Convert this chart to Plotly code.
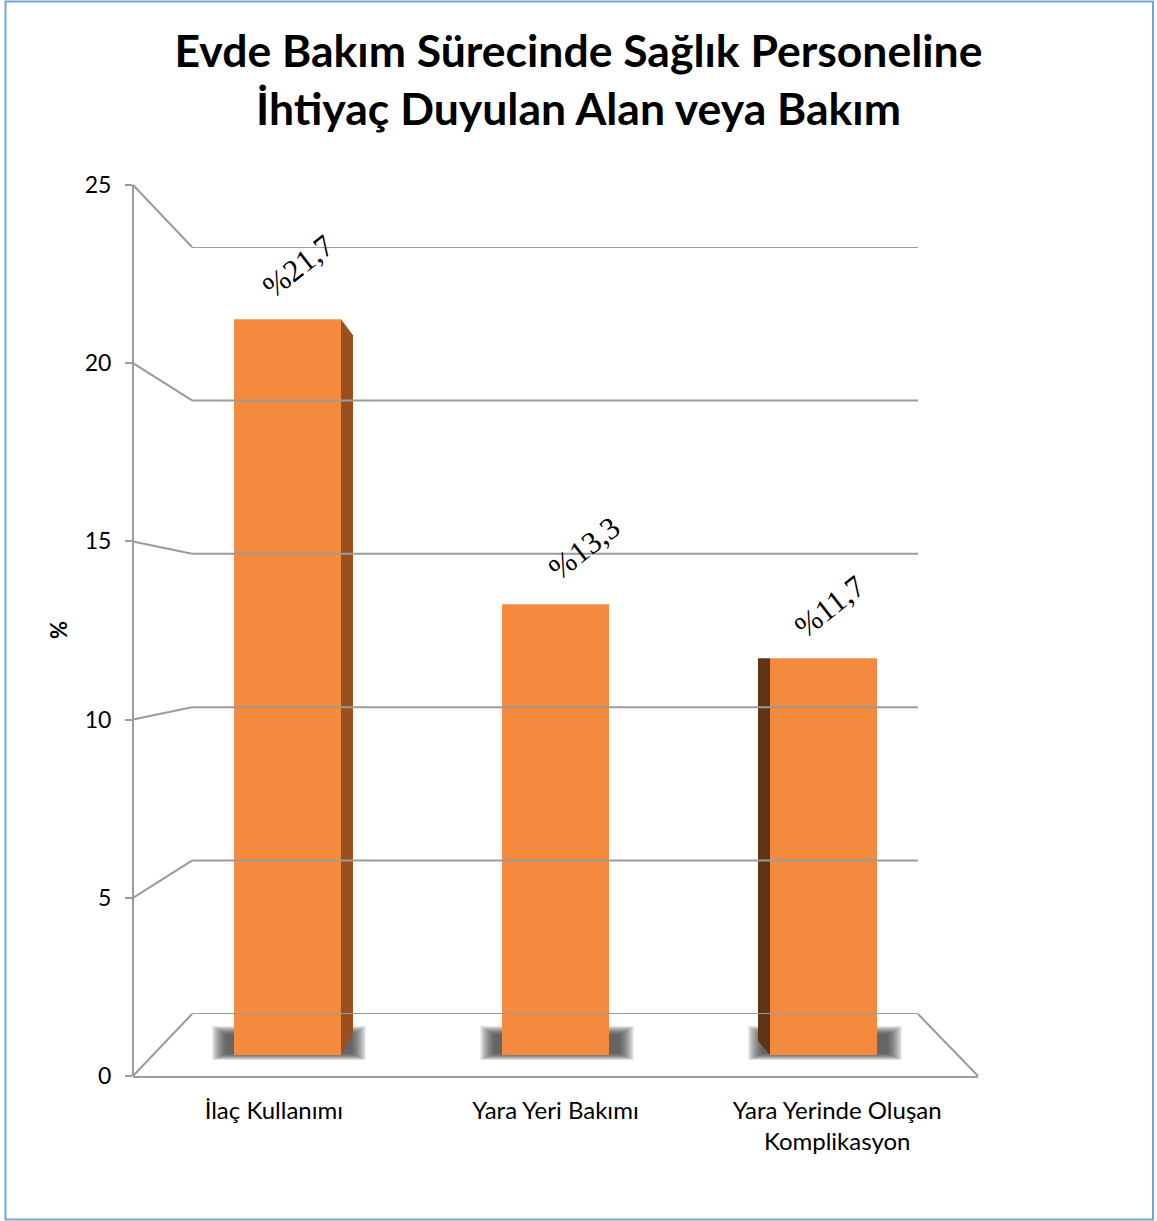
import plotly.graph_objects as go

# ---------------- data ----------------
categories = ["İlaç Kullanımı", "Yara Yeri Bakımı", "Yara Yerinde Oluşan<br>Komplikasyon"]
values = [21.7, 13.3, 11.7]
tick_values = [0, 5, 10, 15, 20, 25]
title_text = "<b>Evde Bakım Sürecinde Sağlık Personeline<br>İhtiyaç Duyulan Alan veya Bakım</b>"

# ---------------- layout constants (pixels) ----------------
W, H = 1157, 1221
FRONT_X, FRONT_Y0, FRONT_Y25 = 133, 1076, 185      # visible front value axis
BACK_X0, BACK_X1, BACK_Y0, BACK_Y25 = 192, 918, 1014, 247  # back wall
FLOOR_RIGHT = 978
BAR_BASE, BAR_PX_PER_UNIT = 1055, 33.9
BAR_FIRST_CENTER, BAR_STEP = 287.5, 268
BAR_HALF_PX = 53.5
YMAX = 25

def fx(p):
    return p / W

def fy(p):
    return 1 - p / H

def back_y(v):
    return BACK_Y0 - (BACK_Y0 - BACK_Y25) * v / YMAX

def front_y(v):
    return FRONT_Y0 - (FRONT_Y0 - FRONT_Y25) * v / YMAX

grid_col = "#9B9B9B"
bar_col = "#F38A3D"

fig = go.Figure()

# back-wall gridlines on their own axes (x3/y3)
for v in tick_values:
    fig.add_trace(go.Scatter(x=[0, 1], y=[v, v], mode="lines", xaxis="x3", yaxis="y3",
                             line=dict(color=grid_col, width=2), hoverinfo="skip", showlegend=False))

# bars
bar_top_px = BAR_BASE - YMAX * BAR_PX_PER_UNIT
xs = list(range(len(values)))
fig.add_trace(go.Bar(x=xs, y=values, marker=dict(color=bar_col, line=dict(width=0)),
                     width=2 * BAR_HALF_PX / BAR_STEP, xaxis="x", yaxis="y",
                     showlegend=False, hoverinfo="skip"))

# side faces of bars (3D effect), derived from values
unit_x = 1 / BAR_STEP          # data units per pixel along x
unit_y = 1 / BAR_PX_PER_UNIT   # data units per pixel along y
half_w = BAR_HALF_PX / BAR_STEP
side_specs = [(0, +1, "#9A4F1D", 16, 22), (2, -1, "#5E3416", 0, 14)]
for i, direction, col, top_drop, bottom_rise in side_specs:
    v = values[i]
    edge = i + direction * half_w
    outer = edge + direction * 12 * unit_x
    px_ = [edge, outer, outer, edge, edge]
    py_ = [v, v - top_drop * unit_y, bottom_rise * unit_y, 0, v]
    fig.add_trace(go.Scatter(x=px_, y=py_, mode="lines", fill="toself", fillcolor=col,
                             line=dict(width=0, color=col), xaxis="x", yaxis="y",
                             hoverinfo="skip", showlegend=False))

# front axis dummy trace so axis x2/y2 render
fig.add_trace(go.Scatter(x=categories, y=[None] * len(categories), xaxis="x2", yaxis="y2",
                         mode="markers", showlegend=False, hoverinfo="skip"))

shapes = []
# connectors from front ticks to back wall
for v in tick_values:
    shapes.append(dict(type="line", xref="paper", yref="paper",
                       x0=fx(FRONT_X), y0=fy(front_y(v)), x1=fx(BACK_X0), y1=fy(back_y(v)),
                       line=dict(color=grid_col, width=2)))
# floor right diagonal
shapes.append(dict(type="line", xref="paper", yref="paper",
                   x0=fx(BACK_X1), y0=fy(back_y(0)), x1=fx(FLOOR_RIGHT), y1=fy(front_y(0)),
                   line=dict(color=grid_col, width=2)))
# soft shadows under bars (many faint layered rectangles)
for i, v in enumerate(values):
    cx = BAR_FIRST_CENTER + BAR_STEP * i
    L, R = cx - BAR_HALF_PX - 22, cx + BAR_HALF_PX + 25
    T, B = BAR_BASE - 29, BAR_BASE + 5
    for k in range(16):
        s = k * 0.95
        shapes.append(dict(type="rect", xref="paper", yref="paper", layer="below",
                           x0=fx(L + s), x1=fx(R - s),
                           y0=fy(B - s * 0.45), y1=fy(T + s * 0.6),
                           fillcolor="rgba(60,60,60,0.085)", line=dict(width=0)))
# outer border
shapes.append(dict(type="rect", xref="paper", yref="paper",
                   x0=fx(5.5), x1=fx(1153), y0=fy(1219.5), y1=fy(1.5),
                   line=dict(color="#6FA5DC", width=2)))

annotations = []
label_dx = [10, 28, 6]
label_dy = [53, 56, 52]
for i, v in enumerate(values):
    annotations.append(dict(x=i, y=v, xref="x", yref="y",
                            text="%" + f"{v:.1f}".replace(".", ","),
                            showarrow=False, textangle=-38, xshift=label_dx[i], yshift=label_dy[i],
                            font=dict(family="Liberation Serif", size=31, color="black")))
annotations.append(dict(x=fx(58), y=fy(630), xref="paper", yref="paper", text="<b>%</b>",
                        showarrow=False, textangle=-90, xanchor="center", yanchor="middle",
                        font=dict(family="Lato", size=22, color="black")))

fig.update_layout(
    template="none",
    width=W, height=H, margin=dict(l=0, r=0, t=0, b=0, pad=0, autoexpand=False),
    paper_bgcolor="white", plot_bgcolor="rgba(0,0,0,0)", showlegend=False,
    title=dict(text=title_text, x=0.5, xanchor="center", y=fy(67), yanchor="middle",
               font=dict(family="Lato", size=44.5, color="black")),
    bargap=0.6,
    xaxis=dict(domain=[fx(BAR_FIRST_CENTER - BAR_STEP / 2), fx(BAR_FIRST_CENTER + BAR_STEP * 2.5)],
               range=[-0.5, 2.5], visible=False, automargin=False),
    yaxis=dict(domain=[fy(BAR_BASE), fy(bar_top_px)], range=[0, YMAX], visible=False,
               automargin=False),
    xaxis2=dict(domain=[fx(FRONT_X), fx(FLOOR_RIGHT)], anchor="y2", type="category",
                range=[-0.5, 2.5], automargin=False,
                showline=True, linecolor=grid_col, linewidth=2, showgrid=False, ticks="",
                zeroline=False,
                tickfont=dict(family="Lato", size=24, color="black"), ticklabelstandoff=12),
    yaxis2=dict(domain=[fy(FRONT_Y0), fy(FRONT_Y25)], range=[0, YMAX], anchor="free",
                position=fx(FRONT_X), tickvals=tick_values, showline=True, linecolor=grid_col,
                linewidth=2, ticks="outside", ticklen=7, tickcolor=grid_col, tickwidth=2,
                showgrid=False, zeroline=False, ticklabelstandoff=9, automargin=False,
                tickfont=dict(family="Lato", size=23, color="black")),
    xaxis3=dict(domain=[fx(BACK_X0), fx(BACK_X1)], range=[0, 1], visible=False, anchor="y3",
                automargin=False),
    yaxis3=dict(domain=[fy(BACK_Y0), fy(BACK_Y25)], range=[0, YMAX], visible=False, anchor="x3",
                automargin=False),
    shapes=shapes, annotations=annotations,
)

fig.write_html("out.html")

# [PROBLEM DETAILS]
Pictures in the data above should not be copied; transcribe everything else exactly.

# [ANSWER TO THIS EXERCISE]
Convert this chart to Plotly code.
import plotly.graph_objects as go

# ---------------- data ----------------
categories = ["İlaç Kullanımı", "Yara Yeri Bakımı", "Yara Yerinde Oluşan<br>Komplikasyon"]
values = [21.7, 13.3, 11.7]
tick_values = [0, 5, 10, 15, 20, 25]
title_text = "<b>Evde Bakım Sürecinde Sağlık Personeline<br>İhtiyaç Duyulan Alan veya Bakım</b>"

# ---------------- layout constants (pixels) ----------------
W, H = 1157, 1221
FRONT_X, FRONT_Y0, FRONT_Y25 = 133, 1076, 185      # visible front value axis
BACK_X0, BACK_X1, BACK_Y0, BACK_Y25 = 192, 918, 1014, 247  # back wall
FLOOR_RIGHT = 978
BAR_BASE, BAR_PX_PER_UNIT = 1055, 33.9
BAR_FIRST_CENTER, BAR_STEP = 287.5, 268
BAR_HALF_PX = 53.5
YMAX = 25

def fx(p):
    return p / W

def fy(p):
    return 1 - p / H

def back_y(v):
    return BACK_Y0 - (BACK_Y0 - BACK_Y25) * v / YMAX

def front_y(v):
    return FRONT_Y0 - (FRONT_Y0 - FRONT_Y25) * v / YMAX

grid_col = "#9B9B9B"
bar_col = "#F38A3D"

fig = go.Figure()

# back-wall gridlines on their own axes (x3/y3)
for v in tick_values:
    fig.add_trace(go.Scatter(x=[0, 1], y=[v, v], mode="lines", xaxis="x3", yaxis="y3",
                             line=dict(color=grid_col, width=2), hoverinfo="skip", showlegend=False))

# bars
bar_top_px = BAR_BASE - YMAX * BAR_PX_PER_UNIT
xs = list(range(len(values)))
fig.add_trace(go.Bar(x=xs, y=values, marker=dict(color=bar_col, line=dict(width=0)),
                     width=2 * BAR_HALF_PX / BAR_STEP, xaxis="x", yaxis="y",
                     showlegend=False, hoverinfo="skip"))

# side faces of bars (3D effect), derived from values
unit_x = 1 / BAR_STEP          # data units per pixel along x
unit_y = 1 / BAR_PX_PER_UNIT   # data units per pixel along y
half_w = BAR_HALF_PX / BAR_STEP
side_specs = [(0, +1, "#9A4F1D", 16, 22), (2, -1, "#5E3416", 0, 14)]
for i, direction, col, top_drop, bottom_rise in side_specs:
    v = values[i]
    edge = i + direction * half_w
    outer = edge + direction * 12 * unit_x
    px_ = [edge, outer, outer, edge, edge]
    py_ = [v, v - top_drop * unit_y, bottom_rise * unit_y, 0, v]
    fig.add_trace(go.Scatter(x=px_, y=py_, mode="lines", fill="toself", fillcolor=col,
                             line=dict(width=0, color=col), xaxis="x", yaxis="y",
                             hoverinfo="skip", showlegend=False))

# front axis dummy trace so axis x2/y2 render
fig.add_trace(go.Scatter(x=categories, y=[None] * len(categories), xaxis="x2", yaxis="y2",
                         mode="markers", showlegend=False, hoverinfo="skip"))

shapes = []
# connectors from front ticks to back wall
for v in tick_values:
    shapes.append(dict(type="line", xref="paper", yref="paper",
                       x0=fx(FRONT_X), y0=fy(front_y(v)), x1=fx(BACK_X0), y1=fy(back_y(v)),
                       line=dict(color=grid_col, width=2)))
# floor right diagonal
shapes.append(dict(type="line", xref="paper", yref="paper",
                   x0=fx(BACK_X1), y0=fy(back_y(0)), x1=fx(FLOOR_RIGHT), y1=fy(front_y(0)),
                   line=dict(color=grid_col, width=2)))
# soft shadows under bars (many faint layered rectangles)
for i, v in enumerate(values):
    cx = BAR_FIRST_CENTER + BAR_STEP * i
    L, R = cx - BAR_HALF_PX - 22, cx + BAR_HALF_PX + 25
    T, B = BAR_BASE - 29, BAR_BASE + 5
    for k in range(16):
        s = k * 0.95
        shapes.append(dict(type="rect", xref="paper", yref="paper", layer="below",
                           x0=fx(L + s), x1=fx(R - s),
                           y0=fy(B - s * 0.45), y1=fy(T + s * 0.6),
                           fillcolor="rgba(60,60,60,0.085)", line=dict(width=0)))
# outer border
shapes.append(dict(type="rect", xref="paper", yref="paper",
                   x0=fx(5.5), x1=fx(1153), y0=fy(1219.5), y1=fy(1.5),
                   line=dict(color="#6FA5DC", width=2)))

annotations = []
label_dx = [10, 28, 6]
label_dy = [53, 56, 52]
for i, v in enumerate(values):
    annotations.append(dict(x=i, y=v, xref="x", yref="y",
                            text="%" + f"{v:.1f}".replace(".", ","),
                            showarrow=False, textangle=-38, xshift=label_dx[i], yshift=label_dy[i],
                            font=dict(family="Liberation Serif", size=31, color="black")))
annotations.append(dict(x=fx(58), y=fy(630), xref="paper", yref="paper", text="<b>%</b>",
                        showarrow=False, textangle=-90, xanchor="center", yanchor="middle",
                        font=dict(family="Lato", size=22, color="black")))

fig.update_layout(
    template="none",
    width=W, height=H, margin=dict(l=0, r=0, t=0, b=0, pad=0, autoexpand=False),
    paper_bgcolor="white", plot_bgcolor="rgba(0,0,0,0)", showlegend=False,
    title=dict(text=title_text, x=0.5, xanchor="center", y=fy(67), yanchor="middle",
               font=dict(family="Lato", size=44.5, color="black")),
    bargap=0.6,
    xaxis=dict(domain=[fx(BAR_FIRST_CENTER - BAR_STEP / 2), fx(BAR_FIRST_CENTER + BAR_STEP * 2.5)],
               range=[-0.5, 2.5], visible=False, automargin=False),
    yaxis=dict(domain=[fy(BAR_BASE), fy(bar_top_px)], range=[0, YMAX], visible=False,
               automargin=False),
    xaxis2=dict(domain=[fx(FRONT_X), fx(FLOOR_RIGHT)], anchor="y2", type="category",
                range=[-0.5, 2.5], automargin=False,
                showline=True, linecolor=grid_col, linewidth=2, showgrid=False, ticks="",
                zeroline=False,
                tickfont=dict(family="Lato", size=24, color="black"), ticklabelstandoff=12),
    yaxis2=dict(domain=[fy(FRONT_Y0), fy(FRONT_Y25)], range=[0, YMAX], anchor="free",
                position=fx(FRONT_X), tickvals=tick_values, showline=True, linecolor=grid_col,
                linewidth=2, ticks="outside", ticklen=7, tickcolor=grid_col, tickwidth=2,
                showgrid=False, zeroline=False, ticklabelstandoff=9, automargin=False,
                tickfont=dict(family="Lato", size=23, color="black")),
    xaxis3=dict(domain=[fx(BACK_X0), fx(BACK_X1)], range=[0, 1], visible=False, anchor="y3",
                automargin=False),
    yaxis3=dict(domain=[fy(BACK_Y0), fy(BACK_Y25)], range=[0, YMAX], visible=False, anchor="x3",
                automargin=False),
    shapes=shapes, annotations=annotations,
)

fig.write_html("out.html")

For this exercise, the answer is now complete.